Please click on the attachment to view David A. deSilva, “Hebrews 6:4-8: A Socio-rhetorical Investigation (Part 1)”, Tyndale Bulletin 50.1 (1999) 33-57: deSilva_Hebrews 6 Part 1
This is the first part of a two part article. The second part can be viewed here.
The author’s summary of Part 1:
Socio-rhetorical interpretation pursues a richly textured exegesis of
Scripture through co-ordinating multiple methods of reading and
investigating texts. This interpretive model is put to the test as it is
applied to Hebrews 6:4-8. In this, the first instalment of a two-part
article, Hebrews 6:4-8 is analysed within the contexts of classical
rhetoric, Jewish and Graeco-Roman intertexture, and prominent
aspects of the first-century social and cultural environment. This
passage presents an argument ‘from the contrary’ supporting the
author’s deliberative agenda of promoting commitment to Jesus and
fellow believers, drawing heavily on the social codes of patronage
obligations as well as a wide spectrum of intertextual resources.

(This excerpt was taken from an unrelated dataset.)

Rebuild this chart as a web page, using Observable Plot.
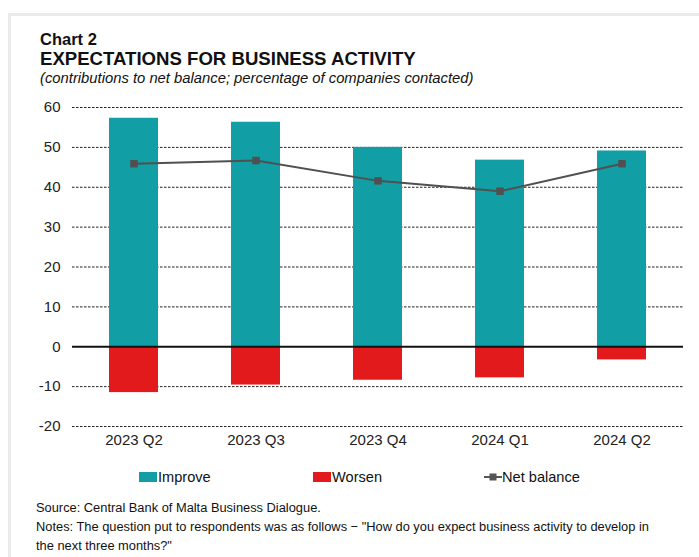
<!DOCTYPE html>
<html><head><meta charset="utf-8">
<script src="https://cdn.jsdelivr.net/npm/d3@7"></script>
<script src="https://cdn.jsdelivr.net/npm/@observablehq/plot@0.6"></script>
<style>
body{margin:0;background:#fff;font-family:"Liberation Sans",Arial,sans-serif;color:#111;}
#wrap{position:relative;width:699px;height:557px;overflow:hidden;}
.frameTop{position:absolute;left:8px;top:13px;width:691px;height:3px;background:#ebebeb;}
.frameLeft{position:absolute;left:8px;top:13px;width:3px;height:544px;background:#ebebeb;}
.t{position:absolute;left:40px;white-space:nowrap;}
#chart{position:absolute;left:0;top:95px;}
.leg{position:absolute;top:469px;font-size:14.6px;display:flex;align-items:center;white-space:nowrap;color:#111;}
.sw{display:inline-block;width:18px;height:10px;margin-right:1px;}
.note{position:absolute;left:36px;font-size:12.85px;white-space:nowrap;color:#111;}
</style></head>
<body>
<div id="wrap">
<div class="frameTop"></div><div class="frameLeft"></div>
<div class="t" style="top:30px;font-size:16.5px;font-weight:bold;">Chart 2</div>
<div class="t" style="top:48px;font-size:18.6px;font-weight:bold;">EXPECTATIONS FOR BUSINESS ACTIVITY</div>
<div class="t" style="top:70px;font-size:14.8px;font-style:italic;">(contributions to net balance; percentage of companies contacted)</div>
<div id="chart"></div>
<div class="leg" style="left:139px;"><span class="sw" style="background:#119EA4"></span>Improve</div>
<div class="leg" style="left:313px;"><span class="sw" style="background:#E31A1C"></span>Worsen</div>
<div class="leg" style="left:484px;"><svg width="18" height="10" style="margin-right:0px"><line x1="0" y1="5" x2="18" y2="5" stroke="#555" stroke-width="2"/><rect x="5.5" y="1.5" width="7" height="7" fill="#555"/></svg>Net balance</div>
<div class="note" style="top:500px;">Source: Central Bank of Malta Business Dialogue.</div>
<div class="note" style="top:519px;">Notes: The question put to respondents was as follows − "How do you expect business activity to develop in</div>
<div class="note" style="top:538px;">the next three months?"</div>
</div>
<script>
const quarters = ["2023 Q2","2023 Q3","2023 Q4","2024 Q1","2024 Q2"];
const improve = [57.3, 56.3, 50.0, 46.8, 49.1];
const worsen = [-11.5, -9.6, -8.4, -7.8, -3.3];
const netBalance = [45.9, 46.7, 41.6, 39.0, 45.9];
const yTicks = [-20,-10,0,10,20,30,40,50,60];

const imp = quarters.map((q,i)=>({q, v: improve[i]}));
const wor = quarters.map((q,i)=>({q, v: worsen[i]}));
const net = quarters.map((q,i)=>({q, v: netBalance[i]}));

const chart = Plot.plot({
  width: 699,
  height: 360,
  marginLeft: 72,
  marginRight: 16,
  marginTop: 12,
  marginBottom: 29,
  style: {fontFamily: '"Liberation Sans", Arial, sans-serif', fontSize: "15px", color: "#222", background: "transparent"},
  x: {domain: quarters, paddingInner: 0.6, paddingOuter: 0.3, label: null, tickSize: 0, tickPadding: 8},
  y: {domain: [-20, 60], ticks: yTicks, tickFormat: d => String(d), label: null, tickSize: 0, tickPadding: 12},
  marks: [
    Plot.ruleY(yTicks.filter(d=>d!==0), {stroke: "#222", strokeDasharray: "2.5,1.5", strokeWidth: 1}),
    Plot.barY(imp, {x: "q", y: "v", fill: "#119EA4"}),
    Plot.barY(wor, {x: "q", y: "v", fill: "#E31A1C"}),
    Plot.ruleY([0], {stroke: "#111", strokeWidth: 2}),
    Plot.line(net, {x: "q", y: "v", stroke: "#505050", strokeWidth: 2}),
    Plot.dot(net, {x: "q", y: "v", symbol: "square", r: 4.2, fill: "#505050", stroke: "none"})
  ]
});
document.getElementById("chart").appendChild(chart);
</script>
</body></html>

Perseverance is shown to be the only just and expedient course of
action, since it alone preserves obligations of gratitude. Part 2 of this
article (to appear in Tyndale Bulletin 50.2) will examine the ideology
promoted within the passage and how it contributes to the author’s
rhetorical goals. A final section will attempt to answer the questions
raised by the investigation of the social context of ancient patronage
for the appropriateness of such ideological constructs as ‘eternal
security’ or ‘unpardonable sin’ when applied in an absolute sense to
the dynamic relationship between God and God’s clients.